Garantia de direitos
Além de a sensibilização e a atuação como agentes de mudança, sejam eles jovens ou outros líderes locais, para a prevenção de violências contra crianças, é preciso garantir o acesso a direitos fundamentais, o que inclui o papel desempenhado por pessoas que atuam como conselheiros ou conselheiras tutelares, como Ariane Richele Ferreira de Oliveira, de 42 anos.
Moradora da Cidade Tiradentes desde os quatro anos, é nesse território que ela compartilha a vida com o marido e os três filhos. A decisão de ser conselheira teve influência de vários colegas de trabalho, que diziam que Ariane tinha perfil para a função. Após participar de diversos processos formativos e se apropriar dos conhecimentos sobre o tema, conversou com o marido e se candidatou ao cargo, onde permanecerá até o final de 2023.
Há sete anos como conselheira tutelar, Ariane enfrenta alguns desafios, sendo o principal deles a falta de compreensão da população sobre as atribuições dos Conselhos Tutelares. Foi a partir dessa dificuldade que o colegiado iniciou diversas ações formativas dentro dos equipamentos da rede de proteção, com profissionais, crianças, adolescentes e famílias, sobre o que faz o Conselho Tutelar e o que são violações de direitos de crianças e adolescentes.

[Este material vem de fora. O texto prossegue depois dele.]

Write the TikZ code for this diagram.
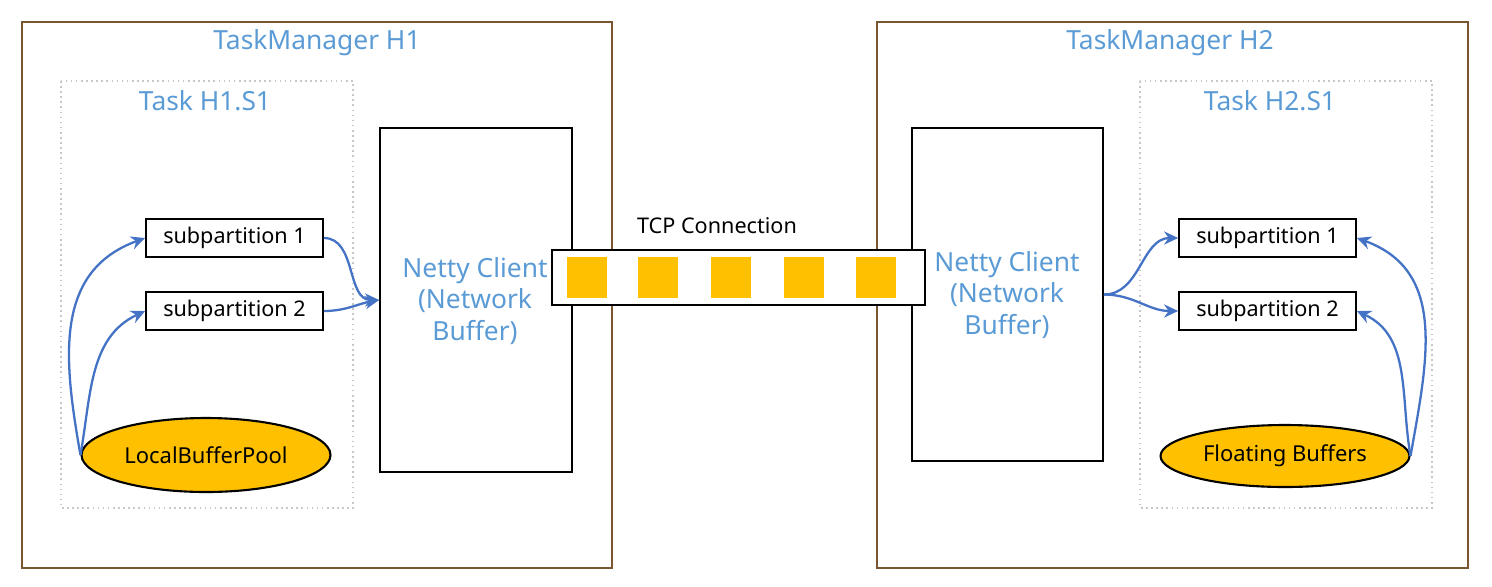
\documentclass[tikz,border=0pt]{standalone}
\usepackage{fontspec}
\setmainfont{Noto Sans}
\usepackage{tikz}
\usetikzlibrary{arrows.meta,shapes.geometric}

\definecolor{tmbrown}{RGB}{121,85,48}
\definecolor{titleblue}{RGB}{91,155,213}
\definecolor{arrowblue}{RGB}{68,114,196}
\definecolor{bufyellow}{RGB}{255,192,0}

\begin{document}
\begin{tikzpicture}[x=0.02cm,y=-0.02cm,
  title/.style={text=titleblue,font=\fontsize{15}{18}\selectfont},
  task/.style={draw=black!22,dotted,line width=0.9pt},
  sub/.style={draw,line width=1pt,minimum width=3.54cm,minimum height=0.76cm,font=\fontsize{12.3}{14}\selectfont},
  pool/.style={ellipse,draw,line width=1.2pt,fill=bufyellow,font=\fontsize{12.5}{15}\selectfont},
  buf/.style={fill=bufyellow,minimum width=0.8cm,minimum height=0.82cm,inner sep=0pt},
  flow/.style={draw=arrowblue,line width=1.3pt,-{Stealth[length=8pt,width=7.5pt]}}]
\useasboundingbox (0,0) rectangle (1492,586);

% TaskManager H1
\draw[tmbrown,line width=1.1pt] (22,22) rectangle (612,568);
\node[title] (tm1) at (317,43) {TaskManager H1};
\draw[task] (61,81) rectangle (353,508);
\node[title] (t1) at (205,101) {Task H1.S1};
\node[draw,line width=1pt,minimum width=3.84cm,minimum height=6.88cm] (nc1) at (476,300) {};
\node[title,align=center] (nc1txt) at (475,301) {Netty Client\\(Network\\Buffer)};
\node[sub] (sp11) at (234.5,238) {subpartition 1};
\node[sub] (sp12) at (234.5,311) {subpartition 2};
\node[pool,minimum width=4.98cm,minimum height=1.48cm] (lbp) at (206,455) {LocalBufferPool};

% TaskManager H2
\draw[tmbrown,line width=1.1pt] (877,22) rectangle (1468,568);
\node[title] (tm2) at (1170,43) {TaskManager H2};
\draw[task] (1140,81) rectangle (1432,508);
\node[title] (t2) at (1270,101) {Task H2.S1};
\node[draw,line width=1pt,minimum width=3.82cm,minimum height=6.66cm] (nc2) at (1007.5,294.5) {};
\node[title,align=center] (nc2txt) at (1007,295) {Netty Client\\(Network\\Buffer)};
\node[sub] (sp21) at (1267.5,238) {subpartition 1};
\node[sub] (sp22) at (1267.5,311) {subpartition 2};
\node[pool,minimum width=4.98cm,minimum height=1.24cm] (fb) at (1285,456) {Floating Buffers};

% TCP connection
\node[draw,fill=white,line width=1.1pt,minimum width=7.46cm,minimum height=1.1cm] (tcp) at (738.5,277.5) {};
\node[font=\fontsize{12.3}{14}\selectfont] (tcptxt) at (717,226) {TCP Connection};
\foreach \i/\x in {1/586.5,2/658,3/730.5,4/803.5,5/875.5}
  \node[buf] (b\i) at (\x,277.5) {};

% flows
\draw[flow] (lbp.west) to[out=100,in=200,looseness=1.1] (sp11.west);
\draw[flow] (lbp.west) to[out=80,in=205] (sp12.west);
\draw[flow] (sp11.east) to[out=0,in=180] (nc1.west);
\draw[flow] (sp12.east) to[out=0,in=190] (nc1.west);
\draw[flow] (nc2.east) to[out=0,in=180] (sp21.west);
\draw[flow] (nc2.east) to[out=0,in=180] (sp22.west);
\draw[flow] (fb.east) to[out=80,in=-20,looseness=1.1] (sp21.east);
\draw[flow] (fb.east) to[out=100,in=-25] (sp22.east);
\end{tikzpicture}
\end{document}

Segundo ela, essas ações promovem a prevenção de violências, pois auxiliam as pessoas a nomear situações de violência e buscar ajuda. Como fruto dessas ações, Ariane relata que percebeu um aumento de buscas espontâneas das famílias pelo equipamento, as quais solicitam ajuda diante de demandas como violência sexual, vulnerabilidade socioeconômica e atendimento pela rede de proteção. Integrante do colegiado do Conselho Tutelar I da Cidade Tiradentes, Ariane facilitou uma visita dos jovens do projeto Passa a Visão ao equipamento, oportunidade em que conversaram com os conselheiros tutelares e esclareceram dúvidas a respeito da atuação do órgão.
“A Cidade Tiradentes é muito grande e cada setor tem suas especificidades… é por isso que a gente precisa ouvir as pessoas que trabalham e moram nos diversos setores do território”, finaliza a conselheira.